··· Dataset content ···
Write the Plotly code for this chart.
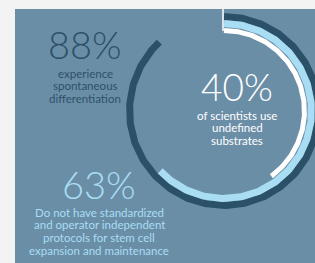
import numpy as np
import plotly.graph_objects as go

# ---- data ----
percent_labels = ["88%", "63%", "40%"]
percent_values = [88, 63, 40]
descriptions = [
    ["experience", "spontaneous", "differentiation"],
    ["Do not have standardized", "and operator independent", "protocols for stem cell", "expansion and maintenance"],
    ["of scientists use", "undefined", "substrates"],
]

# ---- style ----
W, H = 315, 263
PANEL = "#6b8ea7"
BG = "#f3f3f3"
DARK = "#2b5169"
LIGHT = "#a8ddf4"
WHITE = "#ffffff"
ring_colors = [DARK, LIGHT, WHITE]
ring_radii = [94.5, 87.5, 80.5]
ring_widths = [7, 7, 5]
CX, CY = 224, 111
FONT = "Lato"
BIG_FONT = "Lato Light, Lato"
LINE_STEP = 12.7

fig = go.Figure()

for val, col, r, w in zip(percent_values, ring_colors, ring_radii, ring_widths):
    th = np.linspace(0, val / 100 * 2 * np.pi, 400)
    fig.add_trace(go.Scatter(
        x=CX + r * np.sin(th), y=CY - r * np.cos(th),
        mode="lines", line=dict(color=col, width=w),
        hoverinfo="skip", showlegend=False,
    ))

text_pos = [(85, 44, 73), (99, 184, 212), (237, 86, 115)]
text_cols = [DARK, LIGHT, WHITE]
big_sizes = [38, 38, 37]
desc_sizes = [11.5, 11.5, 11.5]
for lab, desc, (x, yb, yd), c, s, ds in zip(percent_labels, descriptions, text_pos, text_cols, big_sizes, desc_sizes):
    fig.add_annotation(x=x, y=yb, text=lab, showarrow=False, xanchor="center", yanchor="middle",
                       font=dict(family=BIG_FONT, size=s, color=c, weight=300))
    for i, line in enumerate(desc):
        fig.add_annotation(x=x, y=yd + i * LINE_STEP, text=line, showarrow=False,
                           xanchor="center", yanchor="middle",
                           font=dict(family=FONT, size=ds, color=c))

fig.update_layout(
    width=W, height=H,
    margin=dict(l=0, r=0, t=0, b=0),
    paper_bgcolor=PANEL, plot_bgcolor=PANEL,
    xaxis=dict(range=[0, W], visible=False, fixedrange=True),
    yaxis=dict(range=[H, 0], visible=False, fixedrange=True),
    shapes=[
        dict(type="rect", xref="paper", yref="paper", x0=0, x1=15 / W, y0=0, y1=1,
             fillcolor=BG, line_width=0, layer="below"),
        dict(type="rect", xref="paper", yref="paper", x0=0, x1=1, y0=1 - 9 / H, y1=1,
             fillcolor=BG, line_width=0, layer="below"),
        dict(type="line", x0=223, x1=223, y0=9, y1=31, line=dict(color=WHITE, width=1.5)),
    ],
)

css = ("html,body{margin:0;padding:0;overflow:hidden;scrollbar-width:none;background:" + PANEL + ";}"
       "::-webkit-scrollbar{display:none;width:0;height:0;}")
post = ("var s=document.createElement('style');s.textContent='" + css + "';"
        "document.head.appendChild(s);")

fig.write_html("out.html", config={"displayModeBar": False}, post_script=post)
···
▶ _Problem to work on_:
Repeat, exactly and in full, each line from the start of the data to the line that contains "fig = go.Figure()". Pictures do not go in.

▶ _Worked solution_:
Write the Plotly code for this chart.
import numpy as np
import plotly.graph_objects as go

# ---- data ----
percent_labels = ["88%", "63%", "40%"]
percent_values = [88, 63, 40]
descriptions = [
    ["experience", "spontaneous", "differentiation"],
    ["Do not have standardized", "and operator independent", "protocols for stem cell", "expansion and maintenance"],
    ["of scientists use", "undefined", "substrates"],
]

# ---- style ----
W, H = 315, 263
PANEL = "#6b8ea7"
BG = "#f3f3f3"
DARK = "#2b5169"
LIGHT = "#a8ddf4"
WHITE = "#ffffff"
ring_colors = [DARK, LIGHT, WHITE]
ring_radii = [94.5, 87.5, 80.5]
ring_widths = [7, 7, 5]
CX, CY = 224, 111
FONT = "Lato"
BIG_FONT = "Lato Light, Lato"
LINE_STEP = 12.7

fig = go.Figure()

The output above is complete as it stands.